We’re not working with problems that complicated. There isn’t the sort of chaos lurking in this problem that drives us to real-world stuff. We can find these equilibriums by working just with symbols instead.

## A Leap Day 2016 Mathematics A To Z: Lagrangian

It’s another of my handful of free choice days today. I’ll step outside the abstract algebra focus I’ve somehow gotten lately to look instead at mechanics.

## Lagrangian.

So, you likely know Newton’s Laws of Motion. At least you know of them. We build physics out of them. So a lot of applied mathematics relies on them. There’s a law about bodies at rest staying at rest. There’s one about bodies in motion continuing in a straight line. There’s one about the force on a body changing its momentum. Something about F equalling m a. There’s something about equal and opposite forces. That’s all good enough, and that’s all correct. We don’t use them anyway.

I’m overstating for the sake of a good hook. They’re all correct. And if the problem’s simple enough there’s not much reason to go past this F and m a stuff. It’s just that once you start looking at complicated problems this gets to be an awkward tool. Sometimes a system is just hard to describe using forces and accelerations. Sometimes it’s impossible to say even where to start.

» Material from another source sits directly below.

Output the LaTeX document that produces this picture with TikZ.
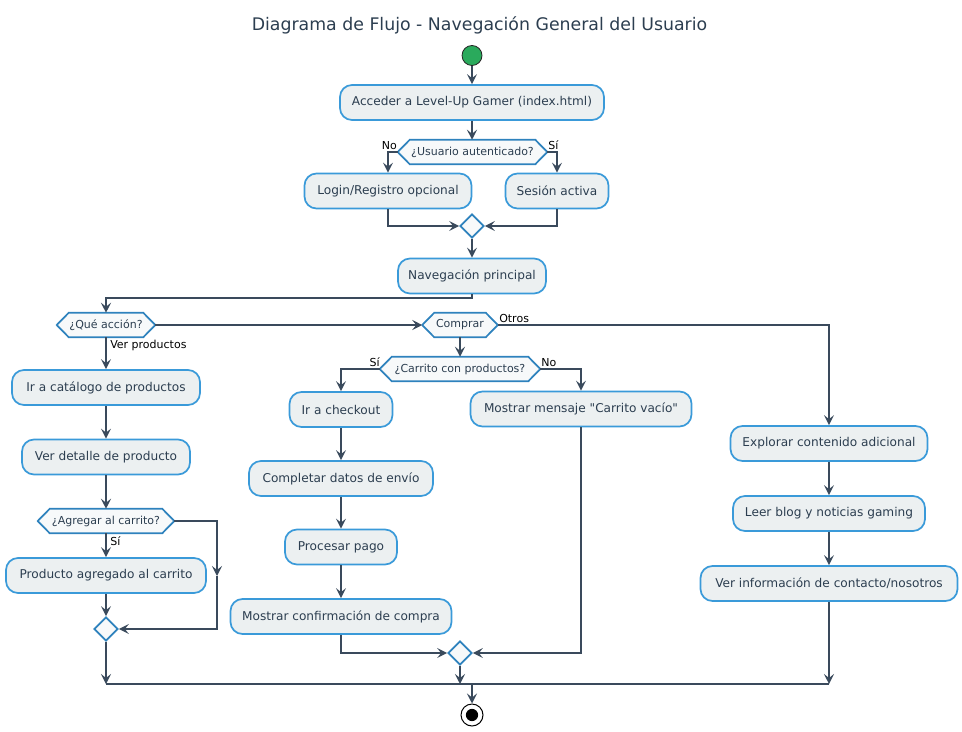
\documentclass[tikz,border=0pt]{standalone}
\usepackage{fontspec}
\setmainfont{DejaVu Sans}
\newfontfamily\qfont{DejaVu Sans}
\usetikzlibrary{arrows.meta,shapes.geometric,calc,backgrounds}
\definecolor{boxfill}{HTML}{ECF0F1}
\definecolor{boxline}{HTML}{3A9AD9}
\definecolor{hexline}{HTML}{2E82BD}
\definecolor{hexfill}{HTML}{F7F9FA}
\definecolor{txt}{HTML}{2C3E50}
\definecolor{arrline}{HTML}{3A4A5C}
\definecolor{startg}{HTML}{2AAA5C}
\begin{document}
\begin{tikzpicture}[x=0.75pt,y=-0.75pt,
  act/.style={draw=boxline, fill=boxfill, line width=1.3pt, rounded corners=9pt,
    minimum height=35*0.75pt, minimum width=#1*0.75pt, inner xsep=2pt, inner ysep=0pt,
    text=txt, font=\fontsize{9.1}{11}\selectfont},
  hexnode/.style={minimum height=24*0.75pt, minimum width=#1*0.75pt, inner sep=0pt,
    text=txt, font=\fontsize{8.25}{10}\selectfont},
  hexshape/.style={draw=hexline, fill=hexfill, line width=1.3pt, line join=miter},
  merge/.style={diamond, draw=hexline, fill=hexfill, line width=1.3pt, aspect=1,
    minimum width=24*0.75pt, minimum height=24*0.75pt, inner sep=0pt},
  lbl/.style={font=\fontsize{8.25}{10}\selectfont, text=black, inner sep=0pt},
  conn/.style={draw=arrline, line width=1.5pt},
  arr/.style={conn, -{Stealth[length=7.5pt,width=7.5pt,inset=3pt]}}
]
\useasboundingbox (0,0) rectangle (962,731);

% title
\node[anchor=base, text=txt, font=\fontsize{13}{15}\selectfont] (title) at (479.5,31)
  {Diagrama de Flujo - Navegación General del Usuario};

% start / end
\node[circle, draw=black!85, fill=startg, minimum size=20*0.75pt, inner sep=0pt, line width=0.6pt] (start) at (472,55.5) {};
\node[circle, draw=black, fill=white, minimum size=22*0.75pt, inner sep=0pt, line width=0.75pt,
  path picture={\fill[black] (path picture bounding box.center) circle (4.6pt);}] (end) at (472,715) {};

% top part
\node[act=264] (acc) at (472,102.5) {Acceder a Level-Up Gamer (index.html)};
\node[hexnode=149] (qauth) at (472.5,152) {¿Usuario autenticado?};
\node[act=167] (login) at (388,191) {Login/Registro opcional};
\node[act=103] (sesion) at (557,191) {Sesión activa};
\node[merge] (m1) at (472,226) {};
\node[act=148] (nav) at (472,276) {Navegación principal};

% decisions row
\node[hexnode=98] (qacc) at (106,325) {¿Qué acción?};
\node[hexnode=75] (comp) at (460,325) {Comprar};
\node[hexnode=160] (qcart) at (460,369) {¿Carrito con productos?};

% left column
\node[act=188] (cat) at (106,387.5) {Ir a catálogo de productos};
\node[act=168] (det) at (106,457) {Ver detalle de producto};
\node[hexnode=136] (qadd) at (106,521) {¿Agregar al carrito?};
\node[act=200] (prodag) at (106,575.5) {Producto agregado al carrito};
\node[merge] (m2) at (106,629) {};

% middle column
\node[act=103] (check) at (341,409.5) {Ir a checkout};
\node[act=184] (compl) at (341,478.5) {Completar datos de envío};
\node[act=112] (pago) at (341,547) {Procesar pago};
\node[act=221] (conf) at (341,616.5) {Mostrar confirmación de compra};
\node[act=221] (msg) at (581,409) {Mostrar mensaje {\qfont\symbol{34}}Carrito vacío{\qfont\symbol{34}}};
\node[merge] (m3) at (460,653) {};

% right column
\node[act=197] (expl) at (829,443.5) {Explorar contenido adicional};
\node[act=192] (blog) at (829,513.5) {Leer blog y noticias gaming};
\node[act=257] (info) at (829,583.5) {Ver información de contacto/nosotros};

% hexagon outlines
\begin{scope}[on background layer]
\foreach \n in {qauth,qacc,comp,qcart,qadd}{
  \filldraw[hexshape] (\n.west) -- ($(\n.north west)+(12,0)$) -- ($(\n.north east)+(-12,0)$)
    -- (\n.east) -- ($(\n.south east)+(-12,0)$) -- ($(\n.south west)+(12,0)$) -- cycle;
}
\end{scope}

% labels
\node[lbl, anchor=base east] (lno1) at (397,150) {No};
\node[lbl, anchor=base west] (lsi1) at (548,150) {Sí};
\node[lbl, anchor=base west] (lver) at (110,348) {Ver productos};
\node[lbl, anchor=base west] (lotr) at (499,322) {Otros};
\node[lbl, anchor=base east] (lsi2) at (380,366) {Sí};
\node[lbl, anchor=base west] (lno2) at (541,366) {No};
\node[lbl, anchor=base west] (lsi3) at (110,545) {Sí};

% helper coordinates
\coordinate (navdrop) at (472,298);
\coordinate (loopmid) at (217,576);
\coordinate (jl) at (106,684);
\coordinate (jm) at (460,684);
\coordinate (jc) at (472,684);
\coordinate (jr) at (829,684);

% connectors
\draw[arr] (start) -- (acc);
\draw[arr] (acc) -- (qauth.north -| acc);
\draw[arr] (qauth.west) -| (login.north);
\draw[arr] (qauth.east) -| (sesion.north);
\draw[arr] (login.south) |- (m1.west);
\draw[arr] (sesion.south) |- (m1.east);
\draw[arr] (m1.south) -- (nav.north);
\draw[arr] (nav.south) -- (navdrop) -| (qacc.north);
\draw[arr] (qacc.east) -- (comp.west);
\draw[arr] (comp.east) -| (expl.north);
\draw[arr] (comp.south) -- (qcart.north);
\draw[arr] (qcart.west) -| (check.north);
\draw[arr] (qcart.east) -| (msg.north);

\draw[arr] (qacc.south) -- (cat.north);
\draw[arr] (cat.south) -- (det.north);
\draw[arr] (det.south) -- (qadd.north);
\draw[arr] (qadd.south) -- (prodag.north);
\draw[arr] (prodag.south) -- (m2.north);
\draw[arr] (qadd.east) -| (loopmid);
\draw[arr] (loopmid) |- (m2.east);

\draw[arr] (check.south) -- (compl.north);
\draw[arr] (compl.south) -- (pago.north);
\draw[arr] (pago.south) -- (conf.north);
\draw[arr] (conf.south) |- (m3.west);
\draw[arr] (msg.south) |- (m3.east);

\draw[arr] (expl.south) -- (blog.north);
\draw[arr] (blog.south) -- (info.north);

\draw[arr] (m2.south) -- (jl);
\draw[arr] (m3.south) -- (jm);
\draw[arr] (info.south) -- (jr);
\draw[conn] (jl) -- (jr);
\draw[arr] (jc) -- (end.north);
\end{tikzpicture}
\end{document}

For example, imagine you have one of those pricey showpiece globes. The kind that’s a big ball that spins on an axis, and whose axis in on a ring that can tip forward or back. And it’s an expensive showpiece globe. That axis is itself in another ring that rotates clockwise and counterclockwise. Give the globe a good solid spin so it won’t slow down anytime soon. Then nudge the frame, so both the horizontal ring and the ring the axis is on wobble some. The whole shape is going to wobble and move in some way. We ought to be able to model that. How? Force and mass and acceleration barely seem to even exist.

The Lagrangian we get from Joseph-Louis Lagrange, who in the 18th century saw a brilliant new way to understand physics. It doesn’t describe how things move in response to forces, at least not directly. It describes how things move using energy. In particular, it uses on potential energy and kinetic energy.

This is brilliant on many counts. The biggest is in switching from forces to energy. Forces are vectors; they carry information about their size and their direction. Energy is a scalar; it’s just a number. A number is almost always easier to work with than a number alongside a direction.

The second big brilliance is that the Lagrangian gives us freedom in choosing coordinate systems. We have to know where things are and how they’re changing. The first obvious guess for how to describe things is their position in space. And that works fine until we look at stuff such as this spinning, wobbling globe. That never quite moves, although the spinning and the wobbling is some kind of motion. The problem begs us to think of the globe’s rotation around three different axes. Newton doesn’t help us with that. The Lagrangian, though —

The Lagrangian lets us describe physics using “generalized coordinates”. By this we mean coordinates that make sense for the problem even if they don’t directly relate to where something or other is in space. Any pick of coordinates is good, as long as we can describe the potential energy and the kinetic energy of the system using them.

I’ve been writing about this as if the Lagrangian were the cure for all hard work ever. It’s not, alas. For example, we often want to study big bunches of particles that all attract (or repel) each other. That attraction (or repulsion) we represent as potential energy. This is easier to deal with than forces, granted. But that’s easier, which is not the same as easy.

Still, the Lagrangian is great. We can do all the physics we used to. And we have a new freedom to set up problems in convenient ways. And the perspective of looking at energy instead of forces gives us a fruitful view on physics problems.